> Data shown
:::::

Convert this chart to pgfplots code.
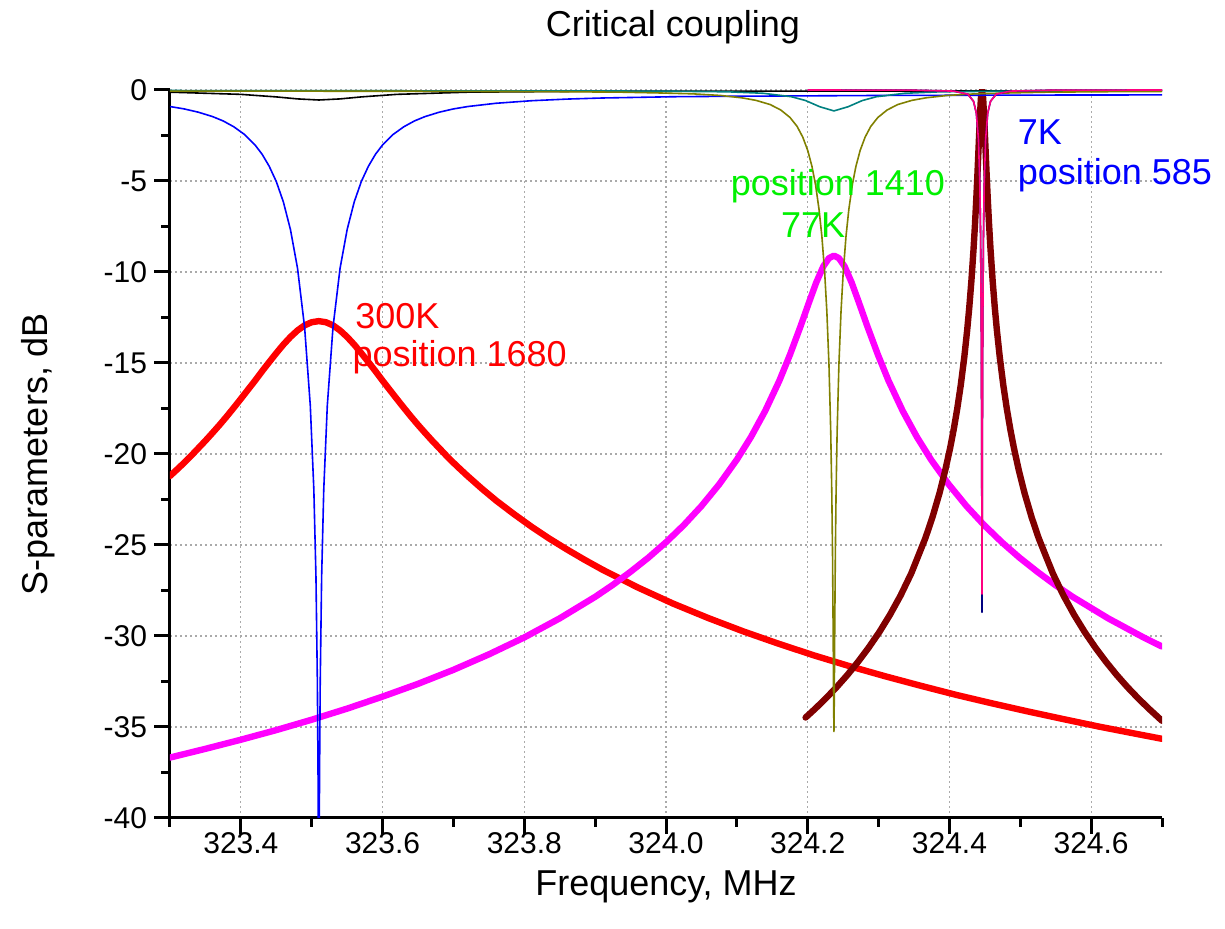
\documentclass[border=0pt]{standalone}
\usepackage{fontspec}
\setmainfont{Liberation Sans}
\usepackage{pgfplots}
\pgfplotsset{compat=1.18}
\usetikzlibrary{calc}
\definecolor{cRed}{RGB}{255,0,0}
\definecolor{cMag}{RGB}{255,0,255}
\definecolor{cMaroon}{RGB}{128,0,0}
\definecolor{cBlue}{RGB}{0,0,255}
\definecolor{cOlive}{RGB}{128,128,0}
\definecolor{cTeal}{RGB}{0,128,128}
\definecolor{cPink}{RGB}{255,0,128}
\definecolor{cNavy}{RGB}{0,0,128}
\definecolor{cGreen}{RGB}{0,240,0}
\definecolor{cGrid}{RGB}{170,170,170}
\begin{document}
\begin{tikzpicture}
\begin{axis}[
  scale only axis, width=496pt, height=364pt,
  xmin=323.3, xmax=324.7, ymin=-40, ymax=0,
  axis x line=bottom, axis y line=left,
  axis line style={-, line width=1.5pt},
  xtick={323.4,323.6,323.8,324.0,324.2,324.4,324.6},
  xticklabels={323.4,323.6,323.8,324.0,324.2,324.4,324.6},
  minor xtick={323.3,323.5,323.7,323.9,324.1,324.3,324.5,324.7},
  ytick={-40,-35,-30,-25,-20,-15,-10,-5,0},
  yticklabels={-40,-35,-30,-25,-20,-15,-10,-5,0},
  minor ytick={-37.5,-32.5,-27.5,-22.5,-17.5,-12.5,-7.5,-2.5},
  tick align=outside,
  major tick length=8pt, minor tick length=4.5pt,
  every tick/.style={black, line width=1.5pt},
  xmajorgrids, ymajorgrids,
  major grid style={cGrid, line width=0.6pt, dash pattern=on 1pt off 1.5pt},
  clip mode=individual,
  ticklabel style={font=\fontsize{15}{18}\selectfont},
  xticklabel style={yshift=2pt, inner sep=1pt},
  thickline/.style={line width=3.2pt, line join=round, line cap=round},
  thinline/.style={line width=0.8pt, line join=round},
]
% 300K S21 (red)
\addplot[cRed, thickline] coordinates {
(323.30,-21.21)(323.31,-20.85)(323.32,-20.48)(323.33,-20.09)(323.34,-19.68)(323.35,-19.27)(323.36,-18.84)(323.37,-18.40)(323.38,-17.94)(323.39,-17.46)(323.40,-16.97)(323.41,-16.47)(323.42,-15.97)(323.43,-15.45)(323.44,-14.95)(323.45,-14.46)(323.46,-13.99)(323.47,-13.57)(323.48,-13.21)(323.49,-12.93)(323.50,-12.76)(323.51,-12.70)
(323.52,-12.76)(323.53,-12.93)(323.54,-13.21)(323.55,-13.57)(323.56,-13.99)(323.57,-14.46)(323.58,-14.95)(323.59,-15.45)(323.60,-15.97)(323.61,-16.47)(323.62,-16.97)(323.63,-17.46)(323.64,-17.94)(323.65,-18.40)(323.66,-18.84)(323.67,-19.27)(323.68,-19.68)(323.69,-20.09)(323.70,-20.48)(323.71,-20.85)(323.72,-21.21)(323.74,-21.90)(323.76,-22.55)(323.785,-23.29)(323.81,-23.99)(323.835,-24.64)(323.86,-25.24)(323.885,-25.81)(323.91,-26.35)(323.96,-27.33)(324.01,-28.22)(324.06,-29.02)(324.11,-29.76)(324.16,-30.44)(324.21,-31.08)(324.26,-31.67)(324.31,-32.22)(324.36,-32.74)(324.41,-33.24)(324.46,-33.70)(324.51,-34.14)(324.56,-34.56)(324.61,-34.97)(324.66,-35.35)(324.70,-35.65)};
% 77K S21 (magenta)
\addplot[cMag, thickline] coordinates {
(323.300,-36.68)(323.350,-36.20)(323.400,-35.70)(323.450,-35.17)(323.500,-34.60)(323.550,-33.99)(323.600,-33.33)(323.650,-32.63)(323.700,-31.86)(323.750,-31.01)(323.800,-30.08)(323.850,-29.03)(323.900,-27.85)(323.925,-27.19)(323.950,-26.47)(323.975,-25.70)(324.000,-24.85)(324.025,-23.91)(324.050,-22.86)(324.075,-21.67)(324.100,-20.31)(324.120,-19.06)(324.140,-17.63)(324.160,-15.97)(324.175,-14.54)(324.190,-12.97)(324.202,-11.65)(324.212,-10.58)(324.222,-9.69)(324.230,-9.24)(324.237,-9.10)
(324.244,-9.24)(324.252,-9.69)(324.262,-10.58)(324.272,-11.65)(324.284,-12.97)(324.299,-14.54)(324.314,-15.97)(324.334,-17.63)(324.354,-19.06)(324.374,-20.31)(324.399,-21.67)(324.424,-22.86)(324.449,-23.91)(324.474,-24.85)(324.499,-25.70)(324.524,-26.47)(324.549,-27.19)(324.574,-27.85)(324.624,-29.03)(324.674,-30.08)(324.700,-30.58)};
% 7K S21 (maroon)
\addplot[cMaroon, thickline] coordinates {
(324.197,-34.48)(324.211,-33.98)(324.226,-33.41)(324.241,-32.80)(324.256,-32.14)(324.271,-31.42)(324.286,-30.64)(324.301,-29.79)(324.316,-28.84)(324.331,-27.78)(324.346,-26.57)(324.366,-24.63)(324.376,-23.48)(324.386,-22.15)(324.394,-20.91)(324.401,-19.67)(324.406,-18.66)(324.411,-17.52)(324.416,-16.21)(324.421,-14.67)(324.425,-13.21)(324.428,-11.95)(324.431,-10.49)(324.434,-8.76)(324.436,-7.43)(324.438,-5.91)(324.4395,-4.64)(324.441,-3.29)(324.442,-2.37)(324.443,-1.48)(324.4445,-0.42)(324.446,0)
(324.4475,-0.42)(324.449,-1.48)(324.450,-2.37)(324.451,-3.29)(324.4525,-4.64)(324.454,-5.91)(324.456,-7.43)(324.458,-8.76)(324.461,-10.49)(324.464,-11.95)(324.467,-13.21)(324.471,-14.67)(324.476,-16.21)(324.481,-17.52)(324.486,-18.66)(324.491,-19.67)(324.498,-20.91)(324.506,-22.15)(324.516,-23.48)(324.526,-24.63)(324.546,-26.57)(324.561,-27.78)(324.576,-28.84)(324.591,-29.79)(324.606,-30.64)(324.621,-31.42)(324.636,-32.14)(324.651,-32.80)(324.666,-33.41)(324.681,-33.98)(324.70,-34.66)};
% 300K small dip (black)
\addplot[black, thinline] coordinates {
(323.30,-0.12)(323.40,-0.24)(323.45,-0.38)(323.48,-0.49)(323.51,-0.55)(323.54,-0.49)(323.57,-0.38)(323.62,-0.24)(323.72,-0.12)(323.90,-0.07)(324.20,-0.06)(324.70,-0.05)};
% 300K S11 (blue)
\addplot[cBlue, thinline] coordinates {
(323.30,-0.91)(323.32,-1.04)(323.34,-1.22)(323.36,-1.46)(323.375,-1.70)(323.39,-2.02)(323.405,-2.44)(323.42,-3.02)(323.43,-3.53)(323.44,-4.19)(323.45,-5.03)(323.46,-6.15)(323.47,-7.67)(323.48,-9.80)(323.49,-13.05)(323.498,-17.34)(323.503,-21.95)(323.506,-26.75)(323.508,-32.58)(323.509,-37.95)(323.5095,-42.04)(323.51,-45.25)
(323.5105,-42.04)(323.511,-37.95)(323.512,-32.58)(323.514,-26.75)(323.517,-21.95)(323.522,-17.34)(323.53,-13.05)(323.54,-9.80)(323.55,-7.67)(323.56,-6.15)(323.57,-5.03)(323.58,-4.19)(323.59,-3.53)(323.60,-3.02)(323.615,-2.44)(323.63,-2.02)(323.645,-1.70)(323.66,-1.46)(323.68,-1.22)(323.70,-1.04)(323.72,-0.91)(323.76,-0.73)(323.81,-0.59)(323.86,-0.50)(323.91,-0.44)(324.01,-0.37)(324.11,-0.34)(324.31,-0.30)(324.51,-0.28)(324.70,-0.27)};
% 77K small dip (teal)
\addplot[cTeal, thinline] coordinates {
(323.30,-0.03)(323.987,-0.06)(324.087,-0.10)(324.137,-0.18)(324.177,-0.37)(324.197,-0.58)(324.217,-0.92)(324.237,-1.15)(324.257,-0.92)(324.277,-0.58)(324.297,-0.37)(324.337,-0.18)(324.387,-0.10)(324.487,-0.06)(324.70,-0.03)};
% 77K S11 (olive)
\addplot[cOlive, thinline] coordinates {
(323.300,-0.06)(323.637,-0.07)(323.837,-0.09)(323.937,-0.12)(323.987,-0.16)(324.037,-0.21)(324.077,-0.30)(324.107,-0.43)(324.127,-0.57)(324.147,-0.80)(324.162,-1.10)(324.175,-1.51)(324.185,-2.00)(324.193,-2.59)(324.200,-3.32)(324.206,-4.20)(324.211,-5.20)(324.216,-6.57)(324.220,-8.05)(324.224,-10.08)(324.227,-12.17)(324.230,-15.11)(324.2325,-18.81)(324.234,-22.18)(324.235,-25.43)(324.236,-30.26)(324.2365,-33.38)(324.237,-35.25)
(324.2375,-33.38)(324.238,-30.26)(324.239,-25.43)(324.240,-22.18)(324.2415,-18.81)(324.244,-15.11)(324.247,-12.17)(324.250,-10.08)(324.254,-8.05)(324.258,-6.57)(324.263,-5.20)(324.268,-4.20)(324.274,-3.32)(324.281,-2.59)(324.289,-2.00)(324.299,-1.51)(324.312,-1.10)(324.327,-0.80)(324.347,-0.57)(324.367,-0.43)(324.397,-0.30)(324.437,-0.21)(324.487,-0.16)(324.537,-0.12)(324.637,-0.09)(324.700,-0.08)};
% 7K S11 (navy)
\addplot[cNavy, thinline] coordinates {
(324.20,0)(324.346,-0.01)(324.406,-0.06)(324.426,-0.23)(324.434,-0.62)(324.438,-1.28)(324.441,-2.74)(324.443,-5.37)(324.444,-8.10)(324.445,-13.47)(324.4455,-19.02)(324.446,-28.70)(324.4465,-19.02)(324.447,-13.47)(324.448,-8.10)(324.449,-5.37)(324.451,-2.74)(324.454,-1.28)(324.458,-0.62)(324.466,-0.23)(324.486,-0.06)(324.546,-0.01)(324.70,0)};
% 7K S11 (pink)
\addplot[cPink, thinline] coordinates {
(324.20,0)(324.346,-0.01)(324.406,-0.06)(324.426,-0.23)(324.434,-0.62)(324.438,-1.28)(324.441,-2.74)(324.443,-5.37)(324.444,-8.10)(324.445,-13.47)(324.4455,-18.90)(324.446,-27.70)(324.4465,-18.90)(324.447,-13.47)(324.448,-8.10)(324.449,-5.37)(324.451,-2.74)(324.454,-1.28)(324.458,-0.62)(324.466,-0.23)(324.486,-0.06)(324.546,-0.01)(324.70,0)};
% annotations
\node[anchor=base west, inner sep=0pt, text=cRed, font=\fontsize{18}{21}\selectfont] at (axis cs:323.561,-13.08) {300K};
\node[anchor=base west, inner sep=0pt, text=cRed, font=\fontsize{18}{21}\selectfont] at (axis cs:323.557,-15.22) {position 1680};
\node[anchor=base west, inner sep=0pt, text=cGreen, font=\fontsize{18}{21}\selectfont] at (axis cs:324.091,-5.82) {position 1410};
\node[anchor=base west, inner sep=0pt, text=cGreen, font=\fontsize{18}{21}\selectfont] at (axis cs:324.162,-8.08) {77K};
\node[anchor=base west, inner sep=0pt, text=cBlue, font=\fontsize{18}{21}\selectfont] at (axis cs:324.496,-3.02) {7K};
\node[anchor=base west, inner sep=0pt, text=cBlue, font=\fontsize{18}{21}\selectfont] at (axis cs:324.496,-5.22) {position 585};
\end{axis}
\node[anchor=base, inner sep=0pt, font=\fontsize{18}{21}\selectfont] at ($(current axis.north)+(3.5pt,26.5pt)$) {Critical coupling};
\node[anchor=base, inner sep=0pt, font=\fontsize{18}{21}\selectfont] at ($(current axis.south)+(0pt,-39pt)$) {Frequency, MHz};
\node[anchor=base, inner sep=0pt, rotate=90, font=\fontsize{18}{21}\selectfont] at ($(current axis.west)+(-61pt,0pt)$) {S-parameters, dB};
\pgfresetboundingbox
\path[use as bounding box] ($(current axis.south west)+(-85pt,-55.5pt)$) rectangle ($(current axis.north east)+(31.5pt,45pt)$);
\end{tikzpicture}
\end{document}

:::::

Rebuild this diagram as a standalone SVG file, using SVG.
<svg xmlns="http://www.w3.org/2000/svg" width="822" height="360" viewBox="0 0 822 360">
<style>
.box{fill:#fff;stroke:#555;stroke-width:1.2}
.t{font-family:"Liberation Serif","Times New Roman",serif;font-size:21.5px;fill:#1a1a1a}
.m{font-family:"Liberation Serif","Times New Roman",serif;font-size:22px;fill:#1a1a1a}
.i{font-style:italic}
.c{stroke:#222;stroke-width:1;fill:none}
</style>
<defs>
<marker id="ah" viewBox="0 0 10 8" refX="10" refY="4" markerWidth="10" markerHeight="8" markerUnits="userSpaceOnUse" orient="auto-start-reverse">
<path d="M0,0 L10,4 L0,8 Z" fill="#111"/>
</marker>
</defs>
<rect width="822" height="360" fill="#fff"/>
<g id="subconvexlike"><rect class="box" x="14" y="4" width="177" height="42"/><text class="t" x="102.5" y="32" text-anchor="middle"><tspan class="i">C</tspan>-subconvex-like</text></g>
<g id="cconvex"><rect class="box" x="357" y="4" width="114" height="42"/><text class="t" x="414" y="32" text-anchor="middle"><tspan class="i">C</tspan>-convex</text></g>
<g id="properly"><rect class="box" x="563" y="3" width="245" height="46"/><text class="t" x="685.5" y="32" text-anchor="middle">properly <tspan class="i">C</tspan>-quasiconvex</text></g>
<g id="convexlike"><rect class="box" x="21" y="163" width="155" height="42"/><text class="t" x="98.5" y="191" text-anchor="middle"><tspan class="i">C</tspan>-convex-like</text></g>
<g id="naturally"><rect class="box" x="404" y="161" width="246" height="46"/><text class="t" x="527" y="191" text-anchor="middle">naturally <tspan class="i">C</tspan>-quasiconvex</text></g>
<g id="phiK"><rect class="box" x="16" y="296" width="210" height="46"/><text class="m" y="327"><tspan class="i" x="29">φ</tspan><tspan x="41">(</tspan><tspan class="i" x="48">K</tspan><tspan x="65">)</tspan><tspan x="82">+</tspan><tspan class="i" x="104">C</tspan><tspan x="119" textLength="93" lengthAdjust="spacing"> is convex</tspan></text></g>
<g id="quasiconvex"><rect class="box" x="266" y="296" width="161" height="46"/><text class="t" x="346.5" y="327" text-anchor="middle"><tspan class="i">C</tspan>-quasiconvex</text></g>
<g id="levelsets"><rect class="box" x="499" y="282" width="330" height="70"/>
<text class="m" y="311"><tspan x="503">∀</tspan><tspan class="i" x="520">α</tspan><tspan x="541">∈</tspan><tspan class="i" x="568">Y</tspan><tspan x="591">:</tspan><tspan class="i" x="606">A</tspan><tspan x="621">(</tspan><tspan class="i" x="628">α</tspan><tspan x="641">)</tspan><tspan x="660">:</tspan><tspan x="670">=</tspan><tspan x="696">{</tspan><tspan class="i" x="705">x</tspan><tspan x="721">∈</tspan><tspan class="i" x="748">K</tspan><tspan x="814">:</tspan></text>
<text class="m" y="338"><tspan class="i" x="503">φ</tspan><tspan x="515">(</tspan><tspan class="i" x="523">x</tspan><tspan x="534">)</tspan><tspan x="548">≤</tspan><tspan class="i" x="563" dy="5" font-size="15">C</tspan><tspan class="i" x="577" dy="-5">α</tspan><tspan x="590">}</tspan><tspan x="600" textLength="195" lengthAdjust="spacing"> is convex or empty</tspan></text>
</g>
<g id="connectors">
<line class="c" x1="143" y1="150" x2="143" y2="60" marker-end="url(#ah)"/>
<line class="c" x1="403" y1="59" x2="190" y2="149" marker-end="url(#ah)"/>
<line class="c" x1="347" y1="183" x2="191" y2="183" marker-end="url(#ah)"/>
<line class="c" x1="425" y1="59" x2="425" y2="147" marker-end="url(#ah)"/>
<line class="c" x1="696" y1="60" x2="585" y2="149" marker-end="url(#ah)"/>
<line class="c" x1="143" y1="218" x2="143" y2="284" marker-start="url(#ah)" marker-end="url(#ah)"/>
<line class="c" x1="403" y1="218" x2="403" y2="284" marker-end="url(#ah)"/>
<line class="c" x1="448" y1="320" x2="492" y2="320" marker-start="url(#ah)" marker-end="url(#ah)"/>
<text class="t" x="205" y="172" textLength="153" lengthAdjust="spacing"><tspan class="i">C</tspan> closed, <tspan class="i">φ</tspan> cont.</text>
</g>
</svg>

:::::

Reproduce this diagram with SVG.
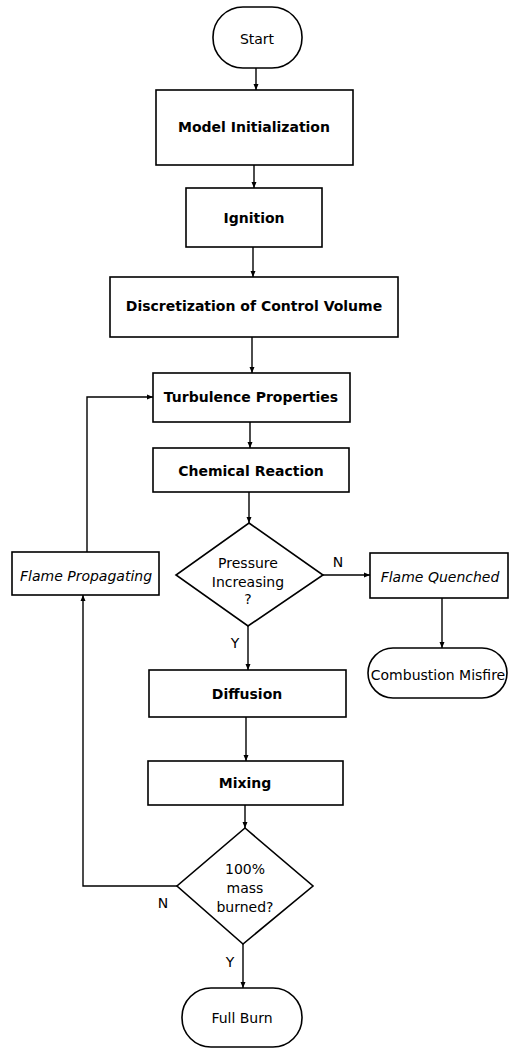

:::::

> Problem statement
Determine how many lines of the data contain "standalone" and give nothing but that number.

> Solution
2